662 Şîrâzî, el-Mülahhas, I, 433.

a) Zikri geçen ta’n sebeplerinden birisi söylenmeksizin hadisin zayıf olduğunun söylenmesi: Bu itiraza, hadis ulemasının bir hadisin reddedilebilmesi için red sebebinin de zikredilmesi gerektiğine dair ifadeleriyle cevap verilir.

b) Geçersiz bir sebeple râvînin ta’n edilmesi: Bu itiraza, zikredilen sebebin bir ta’n sebebi olmadığı söylenerek cevap verilir.

c) Selefin seneddeki bir râvîyi ta’n ettiğinin söylenmesi: Bu itiraza, bir râvînin sika olması durumunda selefin bu râvî hakkındaki olumsuz ifadelerinin o râvînin rivâyetlerine zarar veremeyeceği söylenerek cevap verilir.

d) Râvînin kendi rivâyet ettiği hadisi inkâr ettiğinin söylenmesi: Bu itiraza, şayet kendi rivâyet ettiği hadisi inkâr eden râvîden bu rivâyeti sika bir râvî rivâyet etmişse, bu durumda inkâr eden râvînin bu rivâyeti unutmuş olabileceği söylenerek cevap verilir.

e) Râvînin kendi rivâyet ettiği hadisle amel etmediğinin söylenmesi: Bu itiraza, bu durumun hadisle ameli engellemeyeceği, zira râvînin unuttuğu için, tevilinde hata ettiği için ya da başka bir rivâyeti daha uygun gördüğü için bu rivâyetle ameli terk etmiş olabileceği söylenerek cevap verilir.

f) Rivâyetin mevkuf olduğunun söylenmesi: Bu itiraza, söz konusu rivâyetin doğrudan Rasûlullâh’tan (s.a.s.) da nakledildiği, mevkuf olan rivâyetin ise o râvînin fetvası olduğu söylenerek cevap verilir.
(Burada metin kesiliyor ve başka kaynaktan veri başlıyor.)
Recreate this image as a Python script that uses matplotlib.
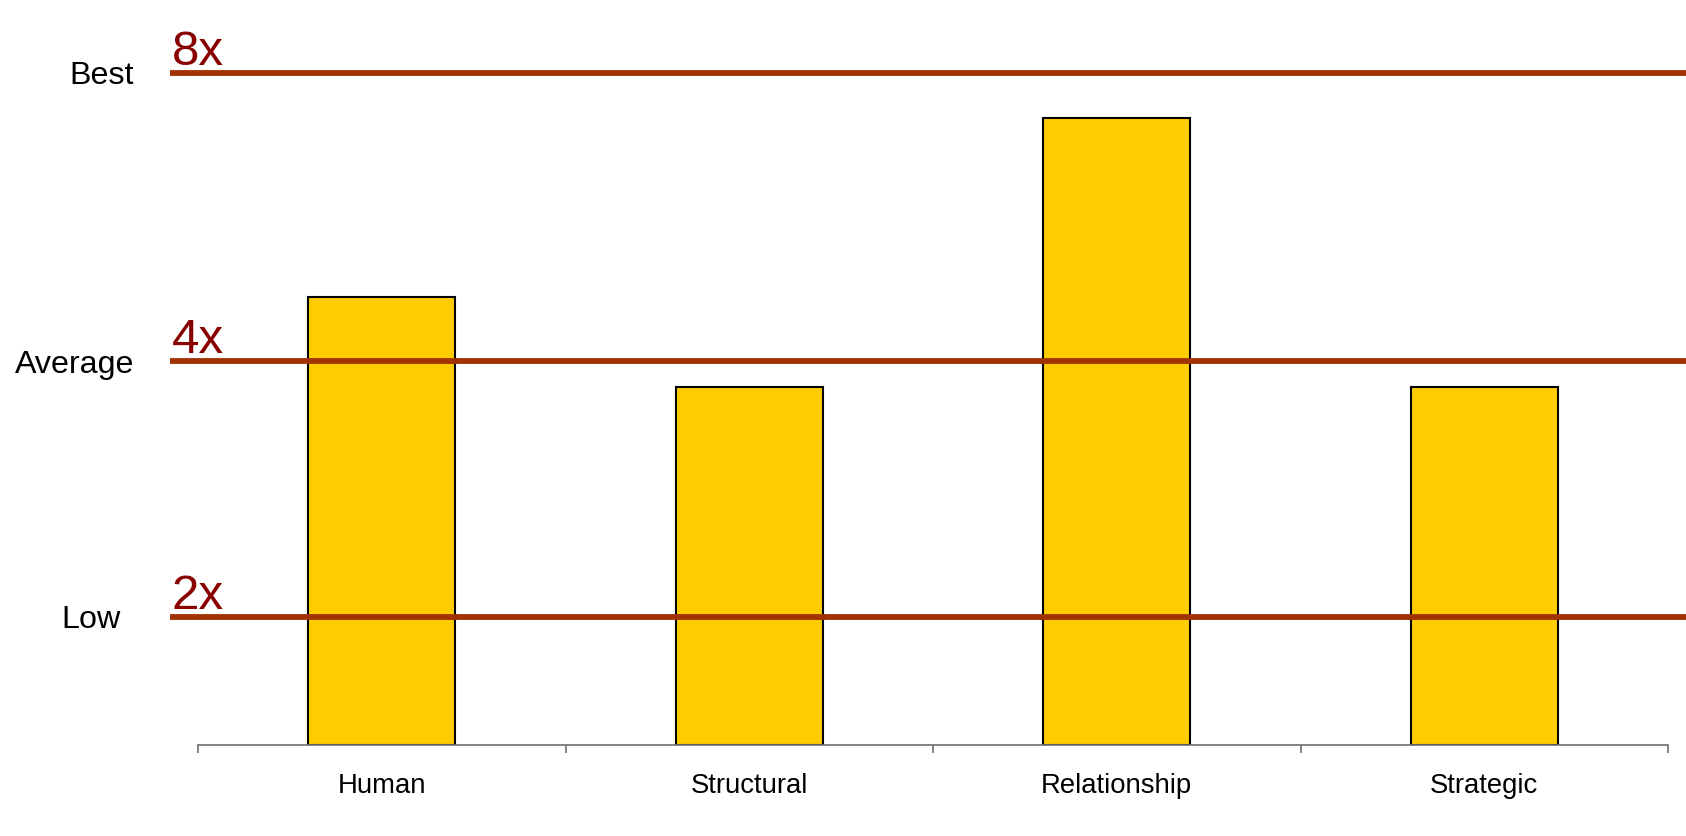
import matplotlib.pyplot as plt
import matplotlib.transforms as mtransforms
import numpy as np

plt.rcParams['font.family'] = ['Liberation Sans', 'DejaVu Sans']

# data
categories = ['Human', 'Structural', 'Relationship', 'Strategic']
values = [3.5, 2.8, 4.9, 2.8]
level_names = ['Low', 'Average', 'Best']
level_marks = ['2x', '4x', '8x']
level_values = [1.0, 3.0, 5.25]

fig = plt.figure(figsize=(16.86, 8.36), dpi=100)
ax = fig.add_axes([170 / 1686, 91 / 836, 1516 / 1686, 745 / 836])

x = np.arange(len(categories))
ax.bar(x, values, width=0.4, color='#FFCC00', edgecolor='black', linewidth=1.5, zorder=2)

for lv, mark in zip(level_values, level_marks):
    ax.axhline(lv, color='#A03300', linewidth=4.2, zorder=3)
    ax.annotate(mark, xy=(0.0, lv), xycoords=ax.get_yaxis_transform(),
                xytext=(1, -1.5), textcoords='offset points',
                ha='left', va='bottom', fontsize=35.5, color='#880000')

ax.set_xlim(-0.5 - 28 / 367.5, 3.5 + 18 / 367.5)
ax.set_ylim(0, 745 / 128)

for s in ['top', 'right', 'left']:
    ax.spines[s].set_visible(False)
ax.spines['bottom'].set_bounds(-0.5, len(categories) - 0.5)
ax.spines['bottom'].set_color('#707070')
ax.spines['bottom'].set_linewidth(1.2)

ax.set_xticks(np.arange(len(categories) + 1) - 0.5)
ax.set_xticklabels([])
ax.tick_params(axis='x', which='major', direction='out', length=6, width=1.2, color='#707070')
ax.set_xticks(x, minor=True)
ax.set_xticklabels(categories, minor=True, fontsize=19.8)
ax.tick_params(axis='x', which='minor', length=0, pad=20)

ax.set_yticks(level_values)
ax.set_yticklabels(level_names, fontsize=23.2)
ax.tick_params(axis='y', length=0, pad=26)

# the "Low" label sits a bit further left in the original
low = ax.get_yticklabels()[0]
low.set_transform(low.get_transform() + mtransforms.ScaledTranslation(-0.13, 0, fig.dpi_scale_trans))

fig.savefig('out.png', dpi=100)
g) Râvînin hadis metnine hadisten olmayan ifadeler kattığının iddia edilmesi: Bu itiraza, hadisin metninin zahirine göre hadisteki tüm ifadelerin Rasûlullâh’a (s.a.s.) ait olduğunun anlaşıldığı, bunun aksini söyleyen kişinin zahir olana muhalefet ettiği söylenerek cevap verilir.

h) Hadisteki kimi lafızların yalnızca tek sahabeden nakledildiğinin ve ziyadenin hadisin aslından olamayacağının söylenmesi: Bu itiraza, söz konusu lafızların yalnızca o sahâbînin bulunduğu bir ortamda söylenmiş olmasının ya da yalnızca bu râvînin o ifadeleri duymuş olmasının mümkün olduğu söylenerek cevap verilir. i) Rivâyetlerde yer alan “sünnet şu şekildeydi” gibi ifadelerin Rasûlullâh’ın sünnetini mi yoksa başka sahâbîlerin uygulamalarını mı ifade ettiğinin bilinmediğinin söylenmesi: Bu itiraza, mutlak olarak “sünnet” denildiğinde bununla Rasûlullâh’ın (s.a.s.) sünnetinin kastedildiği söylenerek cevap verilir.

j) Râvî olan sahâbînin “Rasûlullâh (s.a.s.) şunu emretti/yasakladı” gibi ifadelerde bulunması durumunda, onun Rasûlullâh’ın sözünün delaletini yanlış anlamış olma ihtimalinin olduğunun söylenmesi: Bu itiraza, lafızların delaletinin dilsel bir mesele olduğu ve râvînin de o dile hâkim olduğu söylenerek cevap verilebilir.